Kayane believes that Soulcalibur and its competitive community deserve a comeback. “For us, it would be the best; I can see all the benefits of having a world tour with [those games]. I believe Soulcalibur VI is also very fun to watch, with various characters with their own styles and backgrounds, so if we can [receive] the benefit of a technical production of the same quality for our tournaments, it will attract lots of players and viewers. Fingers crossed!”
Since stepping away from Soulcalibur V competition in 2012, Kayane graduated from business school and began working as a television host at Game One, a video game channel in France. Her time as a competitive player gave her an edge as a host, since she could drop plenty of gaming knowledge, and the experience also allowed her to hone her public speaking skills.
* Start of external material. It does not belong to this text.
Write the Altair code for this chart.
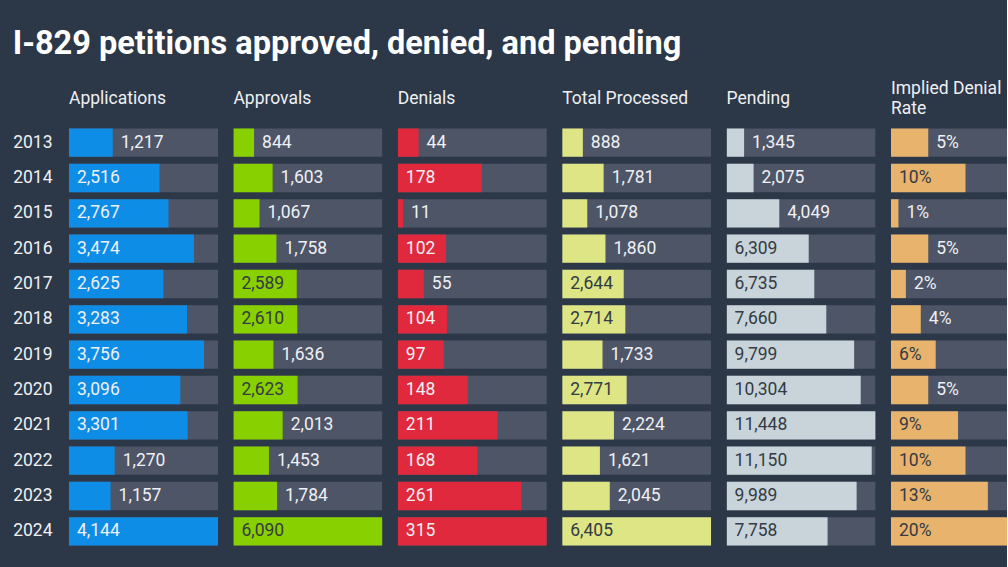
import altair as alt
import pandas as pd

years = [2013, 2014, 2015, 2016, 2017, 2018, 2019, 2020, 2021, 2022, 2023, 2024]
applications = [1217, 2516, 2767, 3474, 2625, 3283, 3756, 3096, 3301, 1270, 1157, 4144]
approvals = [844, 1603, 1067, 1758, 2589, 2610, 1636, 2623, 2013, 1453, 1784, 6090]
denials = [44, 178, 11, 102, 55, 104, 97, 148, 211, 168, 261, 315]
total_processed = [888, 1781, 1078, 1860, 2644, 2714, 1733, 2771, 2224, 1621, 2045, 6405]
pending = [1345, 2075, 4049, 6309, 6735, 7660, 9799, 10304, 11448, 11150, 9989, 7758]
denial_rate = [5, 10, 1, 5, 2, 4, 6, 5, 9, 10, 13, 20]

BG = "#2c3747"
TRACK = "#4e5567"
LIGHT = "#eef0f3"
DARK = "#343b44"
FONT = "Roboto"
FS = 17.5
PANEL_W = 149
LAST_W = 116
PANEL_H = 424

panels_spec = [
    ("Applications", applications, "#0e8de6", LIGHT, False),
    ("Approvals", approvals, "#88d000", DARK, False),
    ("Denials", denials, "#e0293d", LIGHT, False),
    ("Total Processed", total_processed, "#dde585", DARK, False),
    ("Pending", pending, "#c8d4da", DARK, False),
    (["Implied Denial", "Rate"], denial_rate, "#e8b36c", DARK, True),
]


def est_width(s):
    w = 0.0
    for ch in s:
        if ch.isdigit():
            w += 9.8
        elif ch == ",":
            w += 4.4
        else:
            w += 14.8
    return w


panels = []
n = len(panels_spec)
for i, (title, vals, color, in_color, pct) in enumerate(panels_spec):
    mx = max(vals)
    labels = [f"{v}%" if pct else f"{v:,}" for v in vals]
    inside = [v / mx * PANEL_W > est_width(l) + 14 for v, l in zip(vals, labels)]
    df = pd.DataFrame({
        "year": [str(y) for y in years],
        "value": vals,
        "full": [mx] * len(vals),
        "label": labels,
        "inside": inside,
        "labelx": [0 if ins else v for v, ins in zip(vals, inside)],
    })
    if i == 0:
        yaxis = alt.Axis(title=None, domain=False, ticks=False, labelPadding=17,
                         labelFontSize=FS, labelColor=LIGHT, labelFont=FONT)
    else:
        yaxis = None
    y = alt.Y("year:O", sort=[str(y) for y in years],
              scale=alt.Scale(paddingInner=0.2, paddingOuter=0.1), axis=yaxis)
    xscale = alt.Scale(nice=False, zero=True, range=[0, PANEL_W])
    is_last = i == n - 1
    base = alt.Chart(df)
    track = base.mark_bar(color=TRACK, clip=True).encode(
        y=y, x=alt.X("full:Q", scale=xscale, axis=None))
    bar = base.mark_bar(color=color, clip=True).encode(
        y=y, x=alt.X("value:Q", scale=xscale, axis=None))
    text = base.mark_text(align="left", baseline="middle", dx=8, fontSize=FS,
                          font=FONT, clip=True).encode(
        y=y,
        x=alt.X("labelx:Q", scale=xscale, axis=None),
        text="label:N",
        color=alt.condition("datum.inside", alt.value(in_color), alt.value(LIGHT)),
    )
    two_line = isinstance(title, list)
    panel = alt.layer(track, bar, text).properties(
        width=LAST_W if is_last else PANEL_W,
        height=PANEL_H,
        title=alt.TitleParams(text=title, anchor="start", frame="group", fontSize=FS,
                              font=FONT, fontWeight="normal", color=LIGHT, lineHeight=20,
                              offset=8 if two_line else 18),
    )
    panels.append(panel)

chart = alt.hconcat(*panels, spacing=15.4).properties(
    title=alt.TitleParams(
        text="I-829 petitions approved, denied, and pending",
        anchor="start", fontSize=32.5, font=FONT, fontWeight="bold",
        color="#ffffff", offset=19, dx=0,
    ),
    background=BG,
    padding={"left": 12, "top": 28, "right": 0, "bottom": 20},
).configure_view(strokeWidth=0).configure_concat(spacing=15.4)

chart.save("out.html", embed_options={"renderer": "svg", "actions": False})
In recent years, Kayane’s fame has expanded outward from the insular fighting game community to the larger world of video games, leading to sponsorships from both Red Bull and Orange, a French telecommunications company. (UPDATE 2:50 pm ET: Kayane’s current sponsors are Orange and Nacon.) With Soulcalibur’s return, however, she says she’s more than ready to step back into the competitive spotlight.
“When Soulcalibur VI was announced, there was no hesitation,” Kayane explained. “I told my sponsors I’ll [be competing] again and they all understood. Even if it means I have to sacrifice business opportunities, money, and personal time. My mind always says to me, ‘I’m tired of watching tournament streams with players I admire or want to play with from home. What am I doing at home watching them? I should be there. I want to compete too.’ I started to feel that when I watched the United States’ Soulcalibur VI exhibition tournaments, whereas nothing was happening in Europe.”
In other words, Kayane’s soul still burns. Despite the numerous media obligations on her agenda at Evo 2018, she had clearly prepared for the Soulcalibur VI side tournament. The fifth-place finish might not have been what she envisioned, but earning an Evo medal was an important first step in her return to high-level competition. And while she hopes to see official tournament support from Bandai Namco, her old-school ambitions have given her the drive her to return to Soulcalibur VI competition in whatever form it takes.
“Even if there is no Soulcalibur VI world tour, it won’t prevent me from competing again,” Kayane added. “Fighting game events are where I really feel myself, where I feel like I’m home, when I can really feel alive by watching amazing matches and feel so many different emotions just by playing an opponent in tournament. There, I feel that I’m so right to like fighting games that much, and I’m with the only people that understand and like it as much as me. It’s really important to me.”